The civil defense agency said Shahwan was among 11 people killed in the strike, which according to the rescuers and authorities in Gaza also left the commander of the police force, Mahmud Salah, dead.
"Eleven people were martyred, including three children and two women, and 15 were injured after the (Israeli) occupation aircraft bombed a tent housing displaced people in the al-Mawasi area, west of Khan Yunis city in the southern Gaza Strip," said a civil defense statement.
Mahmud Bassal, spokesman for the agency, said the two senior police officers were among the dead.
The Israeli military, which has not commented on Salah's death, claimed his deputy Shahwan "was responsible for developing intelligence assessments in coordination with ... Hamas's military wing" in attacks on Israeli forces in Gaza.
Ambulance driver Saleem Abu Subha said rescuers "found the injured lying on the ground, most of them children, as well as two female martyrs" at the site of the strike.

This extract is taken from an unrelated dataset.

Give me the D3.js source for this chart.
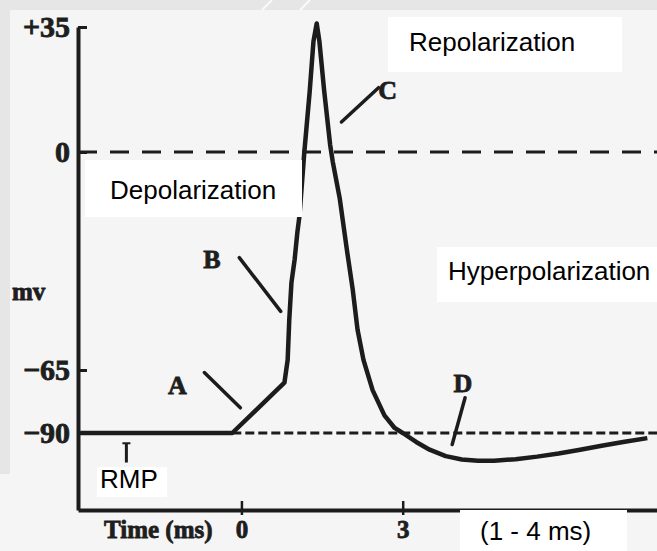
<!DOCTYPE html>
<html>
<head>
<meta charset="utf-8">
<script src="https://cdn.jsdelivr.net/npm/d3@7"></script>
<style>
    body { margin: 0; background: #f5f5f5; }
    svg { display: block; }
    .lbl { font-family: "Liberation Serif", "Times New Roman", serif; font-weight: bold; fill: #1e1e1e; stroke: #1e1e1e; stroke-width: 0.8px; }
    .box text { font-family: "Liberation Sans", Arial, sans-serif; font-size: 26px; fill: #000; }
</style>
</head>
<body>
<svg width="657" height="551"></svg>
<script>
// y ticks (mV) and x ticks (ms)
var yTicks = [35, 0, -65, -90];
var xTicks = [0, 3];

// action potential trace: time (ms), membrane potential (mV)
var apTime = [-3.0, -0.17, 0.80, 0.86, 0.89, 0.93, 0.99, 1.04, 1.08, 1.17, 1.27, 1.34, 1.40,
    1.45, 1.54, 1.65, 1.70, 1.83, 1.96, 2.07, 2.16, 2.27, 2.44, 2.66, 2.85, 3.00,
    3.25, 3.50, 3.80, 4.10, 4.40, 4.70, 5.10, 5.50, 5.90, 6.30, 6.70, 7.10, 7.55];
var apVolt = [-90, -90, -70, -62, -50, -39, -32, -24, -19, 0, 17, 31, 36,
    31, 17, 2, -3, -14, -29, -41, -53, -62, -73, -83, -88, -90,
    -93.5, -96.5, -99, -100.3, -100.8, -100.8, -100.2, -99.2, -98, -96.5, -95, -93.5, -92];

// letters with pointer lines: label position, line start, line end
var notes = [
    { name: "A", t: -1.19, v: -71, t1: -0.69, v1: -66, t2: -0.02, v2: -80 },
    { name: "B", t: -0.55, v: -32, t1: -0.04, v1: -31.5, t2: 0.73, v2: -47.5 },
    { name: "C", t: 2.72, v: 17.4, t1: 2.55, v1: 18, t2: 1.86, v2: 8.4 },
    { name: "D", t: 4.12, v: -70, t1: 4.16, v1: -76, t2: 3.92, v2: -94.5 }
];

// white label boxes pasted over the scan
var boxes = [
    { text: "Repolarization", x: 388, y: 17, w: 234, h: 55, tx: 409, ty: 51 },
    { text: "Depolarization", x: 85, y: 160, w: 217, h: 57, tx: 110, ty: 199 },
    { text: "Hyperpolarization", x: 437, y: 247, w: 220, h: 55, tx: 448, ty: 280 },
    { text: "RMP", x: 97, y: 467, w: 70, h: 30, tx: 100, ty: 488 },
    { text: "(1 - 4 ms)", x: 460, y: 510, w: 167, h: 41, tx: 480, ty: 540 }
];

var svg = d3.select("svg");
var ink = "#1c1c1c";

var x = d3.scaleLinear().domain([-3.04, 7.73]).range([78, 657]);
// schematic axis: spacing between the marked values is not uniform
var y = d3.scaleLinear().domain([-120, -90, -65, 0, 35]).range([510, 433, 370, 152, 27]);

// slide frame (grey strips at the top and left)
svg.append("rect").attr("x", 0).attr("y", 0).attr("width", 657).attr("height", 10).attr("fill", "#e6e6e6");
svg.append("rect").attr("x", 0).attr("y", 0).attr("width", 10).attr("height", 474).attr("fill", "#e6e6e6");
svg.append("path").attr("d", "M262,10 L272,0 M300,10 L310,0")
    .attr("stroke", "#fafafa").attr("stroke-width", 2);

// dashed reference lines at 0 and -90 mV
svg.append("line")
    .attr("x1", x(-3.04)).attr("x2", x(7.73))
    .attr("y1", y(0)).attr("y2", y(0))
    .attr("stroke", ink).attr("stroke-width", 3)
    .attr("stroke-dasharray", "19,13");
svg.append("line")
    .attr("x1", x(-0.17)).attr("x2", x(7.73))
    .attr("y1", y(-90)).attr("y2", y(-90))
    .attr("stroke", ink).attr("stroke-width", 3)
    .attr("stroke-dasharray", "9,4");

// y axis
var yAxis = svg.append("g")
    .attr("transform", `translate(${x(-3.04)},0)`)
    .call(d3.axisLeft(y).tickValues(yTicks).tickSizeInner(-9).tickSizeOuter(0).tickPadding(8)
        .tickFormat(d => d > 0 ? "+" + d : d < 0 ? "\u2212" + Math.abs(d) : "0"));
yAxis.select(".domain").attr("stroke", ink).attr("stroke-width", 4);
yAxis.selectAll(".tick line").attr("stroke", ink).attr("stroke-width", 3);
yAxis.selectAll(".tick text").attr("class", "lbl").attr("font-size", 30).attr("dy", "0.33em");

// x axis
var xAxis = svg.append("g")
    .attr("transform", `translate(0,${y(-120)})`)
    .call(d3.axisBottom(x).tickValues(xTicks).tickSizeInner(5).tickSizeOuter(0).tickPadding(5));
xAxis.select(".domain").attr("stroke", ink).attr("stroke-width", 4);
xAxis.selectAll(".tick line").attr("y1", -9).attr("stroke", ink).attr("stroke-width", 2.5);
xAxis.selectAll(".tick text").attr("class", "lbl").attr("font-size", 25).attr("dy", "0.72em");

svg.append("text").attr("class", "lbl").attr("font-size", 25)
    .attr("x", 104).attr("y", 538).text("Time (ms)");
svg.append("text").attr("class", "lbl").attr("font-size", 25)
    .attr("x", 12).attr("y", 300).text("mv");

// the action potential
var line = d3.line().x(d => x(d[0])).y(d => y(d[1]));
svg.append("path")
    .datum(apTime.map((t, i) => [t, apVolt[i]]))
    .attr("d", line)
    .attr("fill", "none")
    .attr("stroke", ink)
    .attr("stroke-width", 4.5)
    .attr("stroke-linejoin", "round");

// RMP marker
svg.append("line")
    .attr("x1", x(-2.14)).attr("x2", x(-2.14))
    .attr("y1", y(-94)).attr("y2", y(-101.5))
    .attr("stroke", ink).attr("stroke-width", 3);
svg.append("line")
    .attr("x1", x(-2.14) - 4).attr("x2", x(-2.14) + 4)
    .attr("y1", y(-94)).attr("y2", y(-94))
    .attr("stroke", ink).attr("stroke-width", 2);

// letter callouts
var g = svg.selectAll("g.note").data(notes).enter().append("g").attr("class", "note");
g.append("line")
    .attr("x1", d => x(d.t1)).attr("y1", d => y(d.v1))
    .attr("x2", d => x(d.t2)).attr("y2", d => y(d.v2))
    .attr("stroke", ink).attr("stroke-width", 3.5).attr("stroke-linecap", "round");
g.append("text")
    .attr("class", "lbl")
    .attr("font-size", 26)
    .attr("text-anchor", "middle")
    .attr("x", d => x(d.t)).attr("y", d => y(d.v))
    .attr("dy", "0.35em")
    .text(d => d.name);

// pasted text boxes
var b = svg.selectAll("g.box").data(boxes).enter().append("g").attr("class", "box");
b.append("rect")
    .attr("x", d => d.x).attr("y", d => d.y)
    .attr("width", d => d.w).attr("height", d => d.h)
    .attr("fill", "#fff");
b.append("text")
    .attr("x", d => d.tx).attr("y", d => d.ty)
    .text(d => d.text);
</script>
</body>
</html>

"About 10 tents were damaged, and scattered fires were visible," he said.
The territory's Interior Ministry condemned in a statement the killing of the two top officers, saying "they were performing their humanitarian and national duty in serving our people."
It accused Israel of spreading "chaos" and deepening "the human suffering" in Gaza with the deadly strike.
"The police force is a civil protection force that works to provide services to citizens," the ministry statement said.
The ministry said Salah spent 30 years in the force and was appointed police chief six years ago.
The Israeli military has repeatedly attacked the humanitarian zone in al-Mawasi in the past, claiming that its targets are command centers used by the Palestinian resistance group, Hamas.
Elsewhere in Gaza, the civil defense agency said a strike on Jabalia, in the north, killed at least 10 people.
The Israeli military, whose forces have been engaged in a sweeping operation in northern Gaza since early October, has not commented on the latest strike.
The recent killings pushed the total death toll in Gaza since October 2023 to 45,581, the Health Ministry in the enclave said Thursday.
A ministry statement added that some 108,438 others were injured in the ongoing assault.
"Israeli forces killed 28 people and injured 59 others in two massacres of families in the last 24 hours,” the ministry said.
"Many people are still trapped under the rubble and on the roads as rescuers are unable to reach them,” it added.
Israel has raised a genocidal war in the Gaza Strip since the Hamas incursion on Oct. 7, 2023, despite a U.N. Security Council resolution calling for an immediate cease-fire.
The second year of genocide in Gaza has drawn growing international condemnation, with officials and institutions labeling the attacks and blocking of aid deliveries as a deliberate attempt to destroy a population.
In November, the International Criminal Court (ICC) issued arrest warrants for Israeli Prime Minister Benjamin Netanyahu and former Defense Minister Yoav Gallant for war crimes and crimes against humanity in Gaza.
Israel also faces a genocide case at the International Court of Justice for its deadly war on Gaza.